In his statement, Mr Byrd said he would propose the motion not because he believed that Mr Clinton had done no wrong, "but I am convinced that the necessary two-thirds for conviction are not there and that they are not likely to develop". He added: "I have also become convinced that lengthening this trial will only prolong and deepen the divisive, bitter and polarising effect this sorry affair has visited upon our nation."

The White House responded immediately, expressing the hope that a fair solution could now be found.

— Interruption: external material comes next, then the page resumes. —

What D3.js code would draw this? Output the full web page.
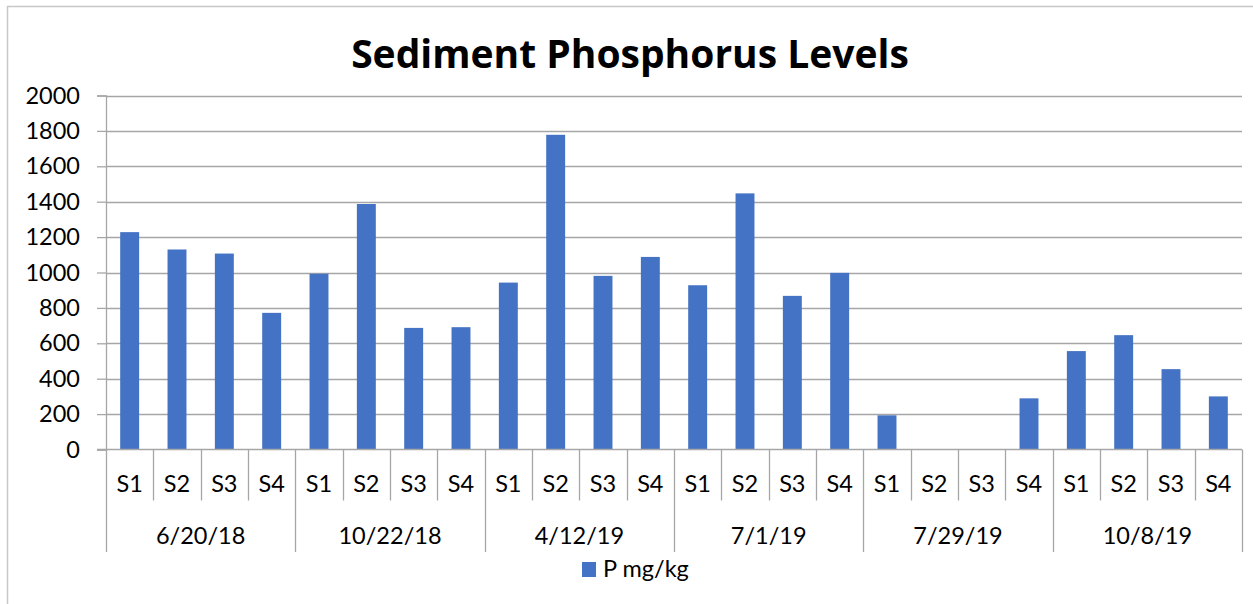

Yesterday's flurry of initiatives came on the seventh full day of the trial, as the 100 senators were promoted from passive listeners into active questioners - albeit silent ones, because their questions had to be submitted in writing to the presiding judge, Chief Justice William Rehnquist. But this second stage of the trial took place in a relaxed and almost drawing-room atmosphere that soon lightened further into something resembling a school end of term.

The procession of questions on the evidence and Constitutional niceties was punctured with laughter as the prospect of the President's removal receded to nothing.

The change of atmosphere owed much to the inspired performance of the former Democrat senator Dale Bumpers on Thursday, who had applied all rhetorical skills, scholastic knowledge and Senatorial experience to saving his Arkansas friend and political ally in what was acknowledged as one of the best speeches heard in the Senate for decades.